Quoting from a meeting he had last week with President Gianni Buquicchio of the Venice Commission, the advisory body to the Council of Europe, Oran noted that not more than a 5 percent election threshold is acceptable according to European Court of Human Rights (ECtHR) standards.

Oran, who made an individual application on Dec. 3 to the Constitutional Court to remove the election threshold because it violates individual rights, said the top court — or more specifically, its president, Haşim Kılıç — recently stated that it is considering whether the election threshold is a rights violation. Oran told Today’s Zaman it is necessary to have a reasonable election threshold to bring a government into power which defends a secular and democratic state of law.

However, according to Article 67 of the Constitution, no changes to the election law that are introduced less than a year before an election will be put into effect for that election. Oran stated that he had requested both the removal of the threshold and an order that a decision on that removal take effect immediately, as the issue is about the violation of a right.

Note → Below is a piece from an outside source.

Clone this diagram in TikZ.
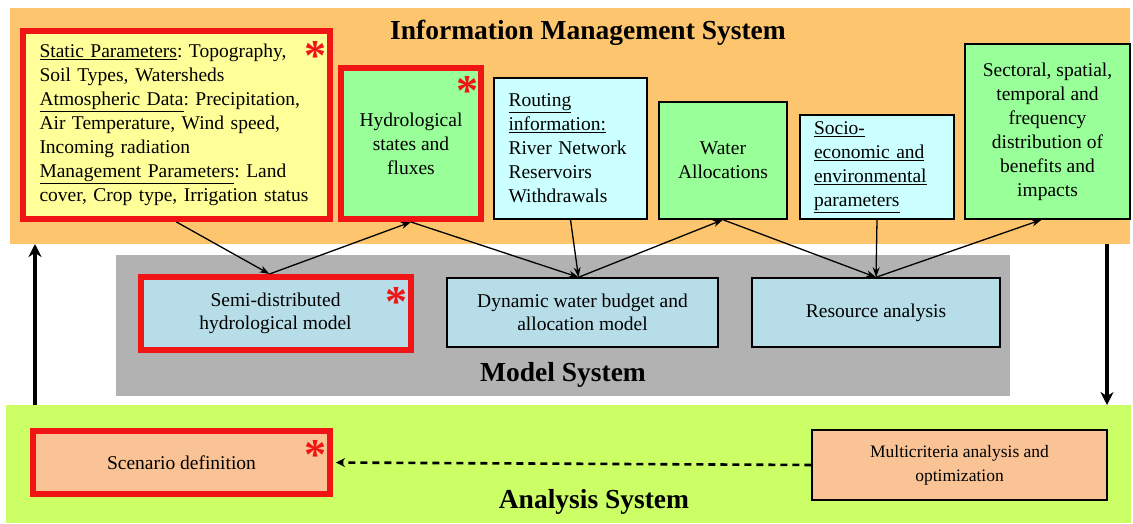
\documentclass[tikz,border=0pt]{standalone}
\usepackage{fontspec}
\setmainfont{Liberation Serif}
\usetikzlibrary{arrows.meta}
\definecolor{bandorange}{RGB}{253,198,110}
\definecolor{bandgray}{RGB}{178,178,178}
\definecolor{bandgreen}{RGB}{204,255,102}
\definecolor{fillyellow}{RGB}{255,255,153}
\definecolor{fillgreen}{RGB}{153,255,153}
\definecolor{fillcyan}{RGB}{204,255,255}
\definecolor{fillblue}{RGB}{183,222,232}
\definecolor{fillpeach}{RGB}{250,195,150}
\definecolor{starred}{RGB}{240,20,20}
\tikzset{
  band/.style={draw=none, inner sep=0pt},
  box/.style={draw=black, line width=1.5pt, inner sep=4pt},
  redbox/.style={draw=starred, line width=6pt, inner sep=4pt},
  bigtxt/.style={font=\rmfamily\frenchspacing\fontsize{19.5}{24}\selectfont},
  smalltxt/.style={font=\rmfamily\frenchspacing\fontsize{19.5}{23}\selectfont},
  multitxt/.style={font=\rmfamily\frenchspacing\fontsize{17.5}{24}\selectfont},
  title/.style={font=\rmfamily\bfseries\fontsize{27.5}{30}\selectfont},
  star/.style={text=starred, font=\bfseries\fontsize{44}{44}\selectfont, inner sep=0pt},
  link/.style={-{Stealth[length=10pt,width=7pt]}, line width=1.3pt},
  bigarrow/.style={-{Stealth[length=13pt,width=13pt]}, line width=4pt},
  dashlink/.style={-{Stealth[length=9pt,width=9pt]}, line width=2.6pt, dash pattern=on 7pt off 5pt},
}
\begin{document}
\begin{tikzpicture}[x=1pt,y=-1pt]
\useasboundingbox[fill=white] (0,0) rectangle (1133,523);
% bands
\node[band, fill=bandorange, minimum width=1120, minimum height=236] (ims) at (570,126) {};
\node[band, fill=bandgray, minimum width=894, minimum height=141] (ms) at (563,325.5) {};
\node[band, fill=bandgreen, minimum width=1125, minimum height=118] (as) at (568.5,464) {};
\node[title] (imstitle) at (588,33) {Information Management System};
\node[title] (mstitle) at (563,375) {Model System};
\node[title] (astitle) at (594,502) {Analysis System};
% information boxes
\node[redbox, fill=fillyellow, minimum width=307, minimum height=188, text width=274, align=left, bigtxt] (static) at (176.5,125)
{\underline{Static Parameters}: Topography,\\
Soil Types, Watersheds\\
\underline{Atmospheric Data}: Precipitation,\\
Air Temperature, Wind speed,\\
Incoming radiation\\
\underline{Management Parameters}: Land\\
cover, Crop type, Irrigation status};
\node[redbox, fill=fillgreen, minimum width=140, minimum height=151, align=center, bigtxt] (hydro) at (411,143.5)
{Hydrological\\ states and\\ fluxes};
\node[box, fill=fillcyan, minimum width=153, minimum height=141, text width=124, align=left, bigtxt] (routing) at (570.5,148.5)
{\underline{Routing}\\ \underline{information:}\\ River Network\\ Reservoirs\\ Withdrawals};
\node[box, fill=fillgreen, minimum width=128, minimum height=117, align=center, bigtxt] (alloc) at (723,160.5)
{Water\\ Allocations};
\node[box, fill=fillcyan, minimum width=154, minimum height=104, text width=126, align=left, bigtxt] (socio) at (877,167)
{\underline{Socio-}\\ \underline{economic and}\\ \underline{environmental}\\ \underline{parameters}};
\node[box, fill=fillgreen, minimum width=165, minimum height=175, align=center, bigtxt] (sect) at (1047.5,131.5)
{Sectoral, spatial,\\ temporal and\\ frequency\\ distribution of\\ benefits and\\ impacts};
% model boxes
\node[redbox, fill=fillblue, minimum width=270, minimum height=73, align=center, smalltxt] (semi) at (275.5,313.5)
{Semi-distributed\\ hydrological model};
\node[box, fill=fillblue, minimum width=271, minimum height=69, align=center, smalltxt] (dyn) at (582.5,312.5)
{Dynamic water budget and\\ allocation model};
\node[box, fill=fillblue, minimum width=248, minimum height=69, align=center, smalltxt] (res) at (876,312.5)
{Resource analysis};
% analysis boxes
\node[redbox, fill=fillpeach, minimum width=297, minimum height=63, smalltxt] (scen) at (181.5,462.5)
{Scenario definition};
\node[box, fill=fillpeach, minimum width=295, minimum height=70, align=center, multitxt] (multi) at (959.5,465)
{Multicriteria analysis and\\ optimization};
% asterisks
\node[star] (s1) at (315,56) {*};
\node[star] (s2) at (467,91) {*};
\node[star] (s3) at (396,302) {*};
\node[star] (s4) at (315,455) {*};
% connectors
\draw[link] (static.south) -- ([xshift=-6pt]semi.north);
\draw[link] ([xshift=-6pt]semi.north) -- (hydro.south);
\draw[link] (hydro.south) -- ([xshift=-4pt]dyn.north);
\draw[link] (routing.south) -- ([xshift=-4pt]dyn.north);
\draw[link] ([xshift=-4pt]dyn.north) -- (alloc.south);
\draw[link] (alloc.south) -- (res.north);
\draw[link] (socio.south) -- (res.north);
\draw[link] (res.north) -- ([xshift=-6pt]sect.south);
\coordinate (lb) at (35,405);
\coordinate (lt) at (35,244);
\coordinate (rt) at (1107,244);
\coordinate (rb) at (1107,405);
\draw[bigarrow] (lb) -- (lt);
\draw[bigarrow] (rt) -- (rb);
\draw[dashlink] (multi.west) -- ([xshift=3pt]scen.east);
\end{tikzpicture}
\end{document}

If the Constitutional Court finds that the current 10 percent election threshold violates individual rights because it is too high, and that the verdict must be put into effect immediately, this would deal a heavy blow to the ruling party, which has won dozens of “extra seats” in Parliament thanks to the extremely high threshold.

Kılıç said on Nov. 30 that the top court is expected to deliver a verdict within a couple of weeks regarding whether or not the 10 percent election threshold should be applied in the upcoming elections.